_Exercise details_: Extract the opening line of the entries and every line after it, stopping at and including the line that contains "c_stars = [1, 3]". Do not include pictures.

___ Records shown ___

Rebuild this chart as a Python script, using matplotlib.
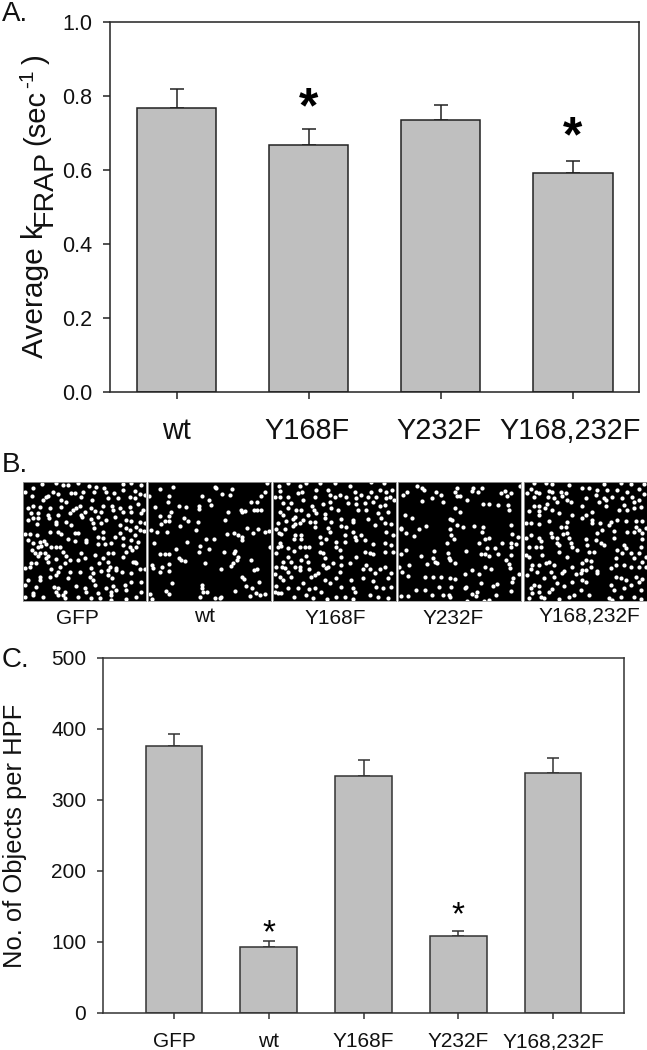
import matplotlib
matplotlib.use("Agg")
import matplotlib.pyplot as plt

plt.rcParams['font.family'] = ['Liberation Sans', 'DejaVu Sans']

W, H = 647, 1050

# panel A values
a_labels = ['wt', 'Y168F', 'Y232F', 'Y168,232F']
a_values = [0.767, 0.668, 0.734, 0.593]
a_errors = [0.053, 0.044, 0.043, 0.032]
a_stars = [1, 3]

# panel C values
c_labels = ['GFP', 'wt', 'Y168F', 'Y232F', 'Y168,232F']
c_values = [375, 93, 334, 109, 338]
c_errors = [18, 8, 22, 7, 21]
c_stars = [1, 3]

# panel B spots, read by eye from the micrographs (pixels x 3 inside each panel)
spots_gfp = [
    (30,18),(58,8),(100,5),(120,10),(135,10),(165,3),(197,12),(218,15),(243,18),(300,6),(325,5),(355,10),
    (5,30),(28,42),(68,45),(90,32),(105,38),(145,35),(155,35),(180,30),(212,30),(248,30),(272,35),(300,25),(335,28),(350,38),
    (60,55),(75,42),(115,55),(130,62),(175,45),(208,55),(255,50),(285,50),(322,45),(335,50),(365,40),
    (30,72),(15,78),(50,75),(80,78),(115,75),(160,78),(170,72),(205,80),(240,72),(268,72),(290,80),(320,75),(345,68),(360,85),
    (25,95),(45,95),(75,100),(105,100),(140,95),(150,85),(175,100),(185,90),(215,88),(235,90),(270,85),(300,90),(325,90),(355,95),
    (30,108),(45,108),(15,115),(78,108),(130,120),(178,105),(205,112),(225,105),(275,105),(310,115),(325,118),(350,120),
    (42,128),(100,122),(100,128),(145,130),(210,125),(235,125),(250,115),(290,130),(340,135),(365,125),
    (5,157),(22,158),(42,160),(80,150),(105,152),(115,158),(155,155),(165,155),(212,138),(240,150),(275,165),(290,155),(310,140),(320,145),(350,145),(362,147),(335,160),
    (15,175),(30,183),(50,180),(62,178),(70,188),(135,172),(155,178),(190,175),(225,165),(240,170),(300,170),(325,175),(345,180),
    (55,192),(45,195),(85,195),(100,195),(110,195),(190,182),(225,188),(245,188),(265,185),(320,195),(340,195),(300,190),
    (28,205),(35,213),(50,215),(65,215),(75,222),(120,210),(130,222),(175,215),(215,220),(255,215),(270,215),(310,210),(328,205),
    (45,222),(68,228),(100,232),(125,245),(185,230),(240,228),(255,240),(300,225),(330,240),(340,245),
    (25,245),(38,245),(5,258),(20,255),(75,240),(110,255),(140,235),(165,235),(205,258),(228,245),(262,255),(280,258),(335,240),(350,262),
    (85,262),(140,270),(170,270),(105,270),(210,275),(235,268),(255,265),(280,265),(298,272),(325,275),(365,262),
    (15,295),(50,285),(50,295),(80,285),(100,280),(135,290),(200,285),(210,295),(255,280),(268,290),(325,300),(355,300),
    (5,310),(40,315),(92,315),(105,318),(160,312),(185,318),(215,310),(250,318),(270,312),(280,325),(305,310),
    (30,335),(30,340),(100,330),(125,330),(120,340),(190,332),(225,335),(265,330),(265,340),(310,325),(355,330),
    (60,345),(105,340),(125,350),(165,345),(205,350),(230,348),(265,355),(310,352),(340,345),(5,345),
]
spots_wt = [
    (35,21),(75,15),(200,15),(205,20),(252,22),(357,3),(350,30),(338,42),(2,42),(62,42),(163,42),(222,36),(245,41),
    (60,60),(182,56),(310,62),(327,60),(20,75),(92,72),(115,75),(152,73),(190,70),(152,82),(240,92),(278,85),(282,90),(292,88),(318,85),(328,85),(340,85),
    (70,90),(35,102),(62,103),(108,108),(232,114),(120,118),(150,120),(52,118),(62,117),(40,126),(97,132),(298,138),(330,142),(10,145),(26,152),(58,152),
    (143,146),(258,153),(270,160),(282,165),(315,155),(237,157),(350,152),(362,148),(173,172),(198,173),(118,182),(283,175),(18,185),(155,192),(85,203),
    (183,203),(152,212),(228,212),(262,207),(257,213),(35,217),(52,217),(62,216),(270,225),(268,235),(92,230),(98,235),(110,238),(310,234),(255,243),
    (170,244),(62,248),(248,252),(12,250),(14,260),(42,256),(218,263),(318,264),(328,262),(62,267),(37,271),(282,285),(287,293),(72,305),(333,300),
    (162,310),(162,318),(293,312),(312,320),(55,328),(262,327),(165,332),(178,332),(323,335),(335,340),(352,336),(5,337),(62,338),(155,345),(305,344),
    (220,347),(215,350),(200,350),(13,352),(365,195),
]
spots_y168f = [
    (18,12),(45,3),(80,14),(100,5),(140,3),(187,4),(232,12),(295,2),(332,5),(358,25),
    (5,45),(20,28),(22,45),(45,45),(75,35),(88,30),(128,25),(165,25),(245,30),(265,40),(295,30),(322,25),(340,30),(350,45),
    (55,65),(30,65),(90,55),(125,45),(172,40),(185,45),(200,40),(218,45),(250,50),(285,45),(310,45),(340,50),(362,55),
    (45,78),(20,90),(85,85),(118,72),(150,68),(172,60),(250,68),(275,65),(300,60),(335,70),(225,65),
    (70,85),(30,100),(105,100),(122,85),(128,95),(155,97),(175,78),(195,85),(255,85),(280,85),(320,72),(315,95),(345,90),
    (60,112),(65,105),(15,125),(40,118),(90,115),(110,120),(125,120),(155,108),(175,122),(205,112),(240,115),(285,112),(325,108),(335,125),(355,128),
    (60,132),(65,128),(80,125),(125,135),(205,132),(218,135),(240,122),(165,140),(170,150),(10,142),(35,142),
    (18,155),(25,158),(65,160),(85,160),(140,165),(215,160),(240,150),(245,165),(265,160),(305,130),(340,150),(360,160),
    (62,172),(20,185),(25,192),(85,172),(160,172),(190,180),(215,182),(250,175),(300,187),(335,185),
    (15,195),(45,198),(80,195),(95,195),(108,197),(145,185),(190,195),(275,175),(355,190),
    (10,215),(62,208),(140,210),(150,215),(275,212),(290,213),(300,218),(200,205),(335,210),(360,210),(45,225),(100,222),(85,235),(155,230),(205,225),(250,225),(165,255),(180,245),
    (30,240),(55,240),(105,240),(150,250),(8,255),(28,255),(35,258),(65,255),(80,255),(108,262),(205,250),(230,245),(280,250),(290,262),(320,262),(335,255),(355,275),
    (5,278),(45,270),(135,275),(160,258),(270,262),(305,275),(200,270),(80,265),(20,285),(30,295),(55,285),(115,285),(125,280),(155,295),(190,290),(270,288),(345,290),(300,298),(235,295),
    (10,312),(45,318),(15,335),(25,335),(75,318),(90,305),(108,322),(125,320),(170,305),(205,315),(240,320),(310,315),(330,320),(355,315),(62,345),(145,330),(100,340),(215,345),(245,330),(290,340),(120,348),(162,352),(190,345),(240,352),(315,345),(345,350),(5,330),
]
spots_y232f = [
    (58,12),(72,20),(78,26),(28,31),(15,41),(114,30),(128,40),(176,18),(170,30),(176,42),(186,44),(225,20),(222,27),(240,30),(252,20),(310,35),(320,27),(327,42),(340,34),(365,14),
    (72,57),(102,50),(136,62),(208,54),(256,68),(272,68),(300,70),(330,70),(333,85),(172,80),(186,92),(22,100),(42,108),(157,113),(162,116),(178,130),(195,137),(227,133),(256,136),(338,129),
    (8,138),(10,143),(63,143),(85,134),(155,142),(25,153),(47,163),(160,160),(251,150),(343,157),(360,167),(168,172),(262,172),(272,170),(313,183),(340,185),(355,188),(148,185),(244,185),(340,195),
    (266,198),(290,198),(203,207),(25,205),(107,209),(8,218),(70,223),(150,215),(248,216),(262,218),(273,222),(300,217),(340,220),(105,228),(152,228),(155,236),(112,240),(116,245),(172,243),(323,235),
    (333,247),(88,248),(33,250),(3,255),(260,257),(280,261),(336,259),(222,266),(13,272),(200,277),(242,278),(362,276),(30,284),(80,285),(105,285),(128,285),(155,288),(170,293),(345,290),(343,302),
    (250,305),(298,308),(284,314),(205,315),(202,319),(124,315),(160,317),(55,325),(80,325),(338,327),(237,330),(222,337),(103,340),(135,340),(152,340),(155,345),(234,344),(295,341),(10,344),(31,344),
    (206,357),(257,358),(274,356),
]
spots_double = [
    (30,5),(65,5),(85,8),(135,10),(240,8),(290,5),(320,8),(360,8),
    (10,35),(22,22),(35,30),(75,28),(85,32),(110,30),(125,35),(175,20),(195,18),(218,25),(250,25),(280,25),(310,30),(345,22),(360,38),
    (30,45),(45,35),(72,45),(90,50),(115,42),(185,50),(215,40),(240,48),(265,45),(295,48),(325,45),(345,55),
    (30,72),(45,72),(70,68),(100,60),(130,55),(140,62),(175,72),(225,60),(245,55),(300,70),(330,62),(352,75),
    (15,88),(45,88),(62,80),(85,85),(105,95),(145,100),(185,100),(205,90),(245,72),(285,85),(310,85),(330,80),
    (45,100),(175,108),(205,115),(260,120),(280,115),(305,118),(335,118),(355,118),(365,140),
    (5,125),(20,125),(45,128),(75,118),(130,120),(110,135),(125,135),(205,125),(228,125),(255,130),(335,135),(345,145),
    (20,160),(45,170),(50,178),(80,155),(85,165),(100,170),(118,158),(130,155),(220,155),(235,145),(270,148),(310,150),(330,150),(355,155),
    (5,170),(35,195),(50,195),(15,195),(100,185),(105,190),(135,170),(140,185),(185,172),(190,190),(215,175),(230,185),(240,190),(270,170),(300,190),(355,172),
    (145,197),(160,205),(195,210),(210,210),(280,205),(305,200),(320,215),(330,228),(345,215),(350,195),(365,225),
    (5,220),(15,225),(55,220),(65,245),(75,240),(105,212),(130,225),(175,245),(185,235),(200,238),(275,228),(295,215),(355,240),
    (25,250),(45,250),(20,262),(40,270),(90,250),(120,268),(145,255),(175,265),(200,255),(220,268),(260,260),(275,250),(300,250),(320,255),(345,255),
    (10,280),(60,288),(80,270),(115,275),(155,278),(170,275),(185,265),(220,275),(335,285),(355,292),(365,255),
    (30,310),(45,312),(90,285),(100,305),(120,312),(145,300),(175,295),(185,300),(275,285),(290,290),(305,295),(260,310),(320,310),(345,300),
    (20,320),(25,335),(45,330),(85,322),(75,330),(135,345),(170,325),(270,325),(300,320),(350,325),
    (15,350),(50,345),(60,350),(105,352),(150,340),(195,340),(255,348),(290,345),(330,345),(350,352),(265,355),
]
b_labels = ['GFP', 'wt', 'Y168F', 'Y232F', 'Y168,232F']
b_spots = [spots_gfp, spots_wt, spots_y168f, spots_y232f, spots_double]

fig = plt.figure(figsize=(W / 100, H / 100), dpi=100, facecolor='white')


def add_axes_px(x0, y0, x1, y1):
    # pixel box measured from the top left of the picture
    return fig.add_axes([x0 / W, 1 - y1 / H, (x1 - x0) / W, (y1 - y0) / H])


def text_px(x, y, s, **kw):
    fig.text(x / W, 1 - y / H, s, **kw)


def vtext_px(x, y, s, size):
    # rotated label piece: x is the baseline, y the lower end of the string
    fig.text(x / W, 1 - y / H, s, rotation=90, fontsize=size, ha='left',
             va='baseline', rotation_mode='anchor', color='#111111')


def bar_panel(ax, values, errors, xlim, ylim, yticks, fmt, cap, edge, tick_len, size):
    xs = list(range(len(values)))
    ax.bar(xs, values, width=0.6, color='#bfbfbf', edgecolor=edge, linewidth=1.1, zorder=2)
    ax.errorbar(xs, values, yerr=[[0] * len(errors), errors], fmt='none', ecolor=edge,
                elinewidth=1.1, capsize=cap, capthick=1.1, zorder=1)
    ax.set_xlim(*xlim)
    ax.set_ylim(*ylim)
    ax.set_yticks(yticks)
    ax.set_yticklabels([fmt.format(t) for t in yticks], fontsize=size, color='#111111')
    for side in ax.spines.values():
        side.set_linewidth(1.1)
        side.set_color(edge)
    ax.tick_params(axis='y', length=tick_len, width=1.1, color=edge, pad=8)
    ax.set_xticks(xs)
    ax.tick_params(axis='x', length=tick_len, width=1.1, color=edge)


# panel A
ax_a = add_axes_px(110.5, 22, 639, 392)
bar_panel(ax_a, a_values, a_errors, (-0.5, 3.5), (0, 1.0),
          [0.0, 0.2, 0.4, 0.6, 0.8, 1.0], '{:.1f}', 5, '#222222', 5, 15.5)
ax_a.set_xticklabels([])
for name, cx in zip(a_labels, [176, 307, 439, 570]):
    text_px(cx, 439, name, fontsize=20.8, ha='center', va='baseline', color='#111111')
for i, lift in zip(a_stars, [13.5, 16.5]):
    top = a_values[i] + a_errors[i]
    ax_a.annotate('*', (i, top), xytext=(0, lift), textcoords='offset points', ha='center',
                  va='center', fontsize=36, fontweight='bold', color='black')
vtext_px(43, 358, 'Average k', 21.5)
vtext_px(52, 226, 'FRAP', 20.5)
vtext_px(44, 145, '(sec', 21)
vtext_px(33, 88, '-1', 15)
vtext_px(44, 64, ')', 21)
text_px(2, 21, 'A.', fontsize=20, ha='left', va='baseline', color='#111111')

# panel B
for spots, name, x0, cx, by in zip(b_spots, b_labels, [23, 148, 273, 398, 524],
                                   [77, 205, 335, 453, 589], [624, 622, 624, 624, 621]):
    ax_b = add_axes_px(x0, 481.5, x0 + 123, 600.5)
    ax_b.set_facecolor('black')
    ax_b.scatter([p[0] for p in spots], [p[1] for p in spots], s=9, color='white', linewidths=0, clip_on=True)
    ax_b.set_xlim(0, 369)
    ax_b.set_ylim(357, 0)
    ax_b.set_xticks([])
    ax_b.set_yticks([])
    for side in ax_b.spines.values():
        side.set_linewidth(0.6)
        side.set_color('#9a9a9a')
    text_px(cx, by, name, fontsize=15, ha='center', va='baseline', color='#111111')
text_px(2, 472, 'B.', fontsize=20, ha='left', va='baseline', color='#111111')

# panel C
ax_c = add_axes_px(103, 657.5, 624, 1013)
bar_panel(ax_c, c_values, c_errors, (-0.75, 4.75), (0, 500),
          [0, 100, 200, 300, 400, 500], '{:d}', 4, '#333333', 4, 15)
ax_c.set_xticklabels(c_labels, fontsize=15, color='#111111')
ax_c.tick_params(axis='x', pad=10)
for i, lift in zip(c_stars, [5.5, 10.5]):
    top = c_values[i] + c_errors[i]
    ax_c.annotate('*', (i, top), xytext=(0, lift), textcoords='offset points', ha='center',
                  va='center', fontsize=24, color='black')
vtext_px(21.5, 968, 'No. of Objects per HPF', 18.4)
text_px(2, 667, 'C.', fontsize=20, ha='left', va='baseline', color='#111111')

fig.savefig('out.png', dpi=100, facecolor='white')
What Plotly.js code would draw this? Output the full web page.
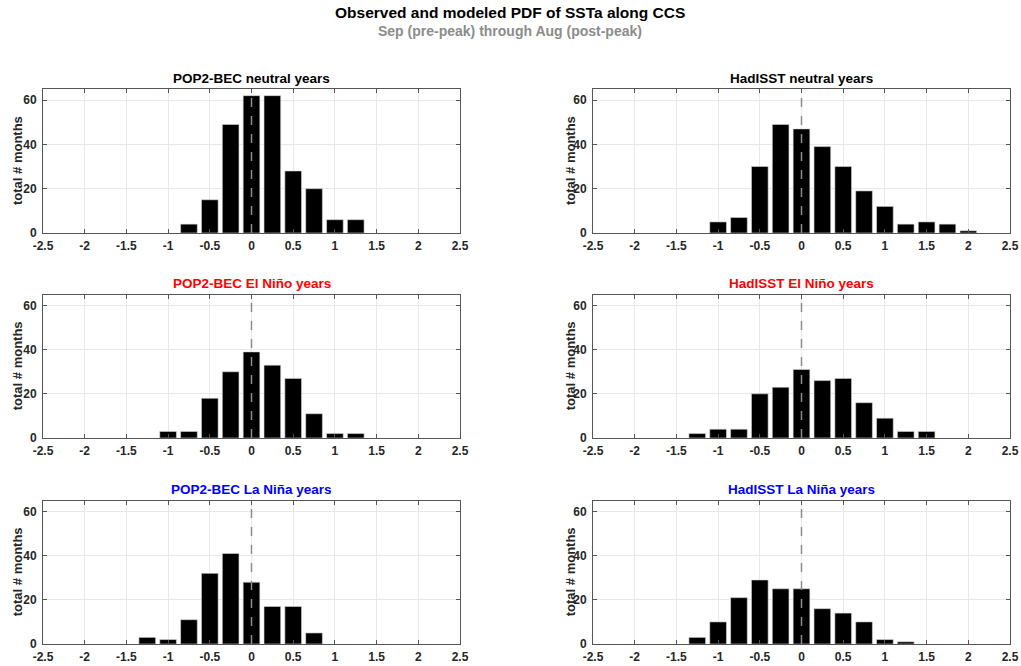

___

_Solution for this problem_:
Rebuild this chart as a Python script, using matplotlib.
import matplotlib
matplotlib.use("Agg")
import matplotlib.pyplot as plt

plt.rcParams['font.family'] = ['Liberation Sans', 'DejaVu Sans']

W, H = 647, 1050

# panel A values
a_labels = ['wt', 'Y168F', 'Y232F', 'Y168,232F']
a_values = [0.767, 0.668, 0.734, 0.593]
a_errors = [0.053, 0.044, 0.043, 0.032]
a_stars = [1, 3]

# panel C values
c_labels = ['GFP', 'wt', 'Y168F', 'Y232F', 'Y168,232F']
c_values = [375, 93, 334, 109, 338]
c_errors = [18, 8, 22, 7, 21]
c_stars = [1, 3]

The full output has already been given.